### What the task requires
Copy out all the lines exactly. Omit pictures.

### Stored data

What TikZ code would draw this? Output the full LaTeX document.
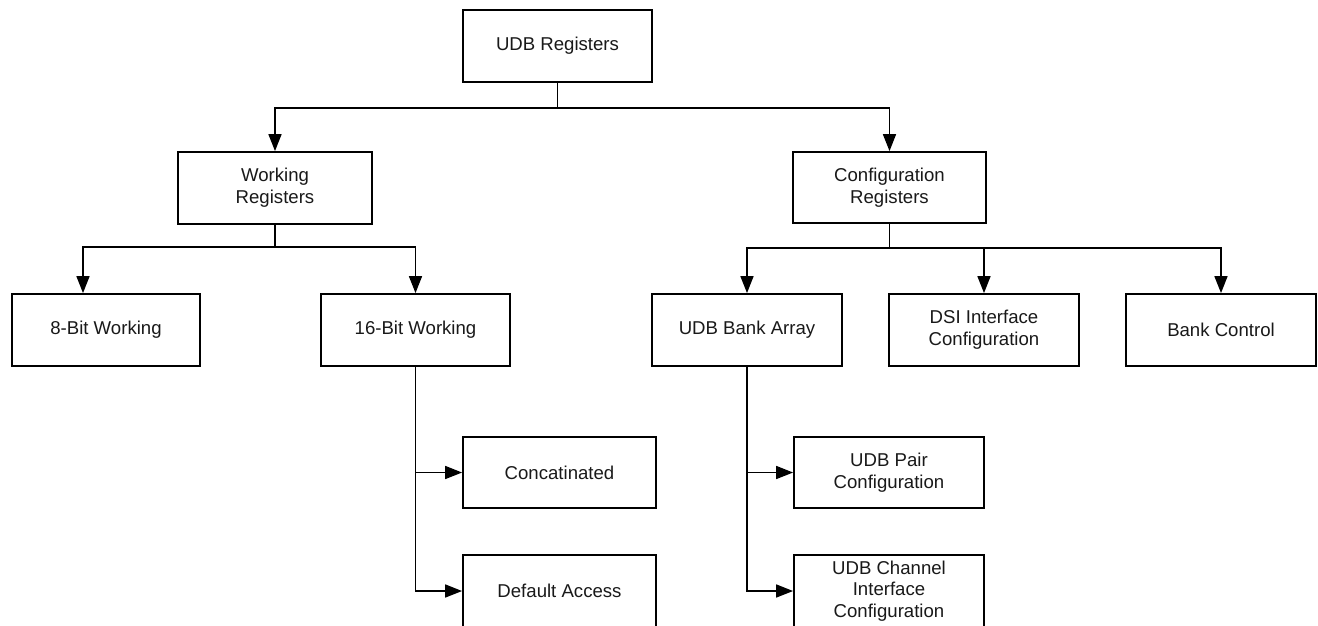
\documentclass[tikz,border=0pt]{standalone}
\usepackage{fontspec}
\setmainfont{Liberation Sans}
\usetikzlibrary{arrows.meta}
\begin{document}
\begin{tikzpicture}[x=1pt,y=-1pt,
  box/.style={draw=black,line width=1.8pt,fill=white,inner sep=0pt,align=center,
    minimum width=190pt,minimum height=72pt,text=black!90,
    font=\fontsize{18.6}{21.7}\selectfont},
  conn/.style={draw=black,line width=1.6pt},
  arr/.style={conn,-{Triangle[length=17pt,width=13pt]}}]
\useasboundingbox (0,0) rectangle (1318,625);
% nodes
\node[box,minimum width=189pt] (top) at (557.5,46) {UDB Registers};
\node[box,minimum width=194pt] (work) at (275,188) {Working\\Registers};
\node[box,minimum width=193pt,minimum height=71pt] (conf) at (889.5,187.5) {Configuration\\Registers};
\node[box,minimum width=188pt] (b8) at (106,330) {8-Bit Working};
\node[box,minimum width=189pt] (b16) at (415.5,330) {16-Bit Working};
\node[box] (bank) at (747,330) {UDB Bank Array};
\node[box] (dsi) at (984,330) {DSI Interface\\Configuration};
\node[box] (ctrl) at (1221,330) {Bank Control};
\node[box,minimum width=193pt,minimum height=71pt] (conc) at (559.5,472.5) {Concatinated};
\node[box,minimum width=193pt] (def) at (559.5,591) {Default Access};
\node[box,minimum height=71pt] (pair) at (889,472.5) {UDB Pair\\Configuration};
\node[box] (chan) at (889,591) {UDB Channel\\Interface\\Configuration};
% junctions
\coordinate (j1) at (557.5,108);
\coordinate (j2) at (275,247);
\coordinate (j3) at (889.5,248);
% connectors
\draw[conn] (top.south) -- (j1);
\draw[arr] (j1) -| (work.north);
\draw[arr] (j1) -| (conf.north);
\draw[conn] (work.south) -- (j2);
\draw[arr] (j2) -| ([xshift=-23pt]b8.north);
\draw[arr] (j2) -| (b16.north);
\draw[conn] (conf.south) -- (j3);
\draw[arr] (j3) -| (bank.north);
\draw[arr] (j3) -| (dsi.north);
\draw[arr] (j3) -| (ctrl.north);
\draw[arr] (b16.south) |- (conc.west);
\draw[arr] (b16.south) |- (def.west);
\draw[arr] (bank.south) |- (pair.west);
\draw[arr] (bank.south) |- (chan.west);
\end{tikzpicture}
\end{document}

### The reply
What TikZ code would draw this? Output the full LaTeX document.
\documentclass[tikz,border=0pt]{standalone}
\usepackage{fontspec}
\setmainfont{Liberation Sans}
\usetikzlibrary{arrows.meta}
\begin{document}
\begin{tikzpicture}[x=1pt,y=-1pt,
  box/.style={draw=black,line width=1.8pt,fill=white,inner sep=0pt,align=center,
    minimum width=190pt,minimum height=72pt,text=black!90,
    font=\fontsize{18.6}{21.7}\selectfont},
  conn/.style={draw=black,line width=1.6pt},
  arr/.style={conn,-{Triangle[length=17pt,width=13pt]}}]
\useasboundingbox (0,0) rectangle (1318,625);
% nodes
\node[box,minimum width=189pt] (top) at (557.5,46) {UDB Registers};
\node[box,minimum width=194pt] (work) at (275,188) {Working\\Registers};
\node[box,minimum width=193pt,minimum height=71pt] (conf) at (889.5,187.5) {Configuration\\Registers};
\node[box,minimum width=188pt] (b8) at (106,330) {8-Bit Working};
\node[box,minimum width=189pt] (b16) at (415.5,330) {16-Bit Working};
\node[box] (bank) at (747,330) {UDB Bank Array};
\node[box] (dsi) at (984,330) {DSI Interface\\Configuration};
\node[box] (ctrl) at (1221,330) {Bank Control};
\node[box,minimum width=193pt,minimum height=71pt] (conc) at (559.5,472.5) {Concatinated};
\node[box,minimum width=193pt] (def) at (559.5,591) {Default Access};
\node[box,minimum height=71pt] (pair) at (889,472.5) {UDB Pair\\Configuration};
\node[box] (chan) at (889,591) {UDB Channel\\Interface\\Configuration};
% junctions
\coordinate (j1) at (557.5,108);
\coordinate (j2) at (275,247);
\coordinate (j3) at (889.5,248);
% connectors
\draw[conn] (top.south) -- (j1);
\draw[arr] (j1) -| (work.north);
\draw[arr] (j1) -| (conf.north);
\draw[conn] (work.south) -- (j2);
\draw[arr] (j2) -| ([xshift=-23pt]b8.north);
\draw[arr] (j2) -| (b16.north);
\draw[conn] (conf.south) -- (j3);
\draw[arr] (j3) -| (bank.north);
\draw[arr] (j3) -| (dsi.north);
\draw[arr] (j3) -| (ctrl.north);
\draw[arr] (b16.south) |- (conc.west);
\draw[arr] (b16.south) |- (def.west);
\draw[arr] (bank.south) |- (pair.west);
\draw[arr] (bank.south) |- (chan.west);
\end{tikzpicture}
\end{document}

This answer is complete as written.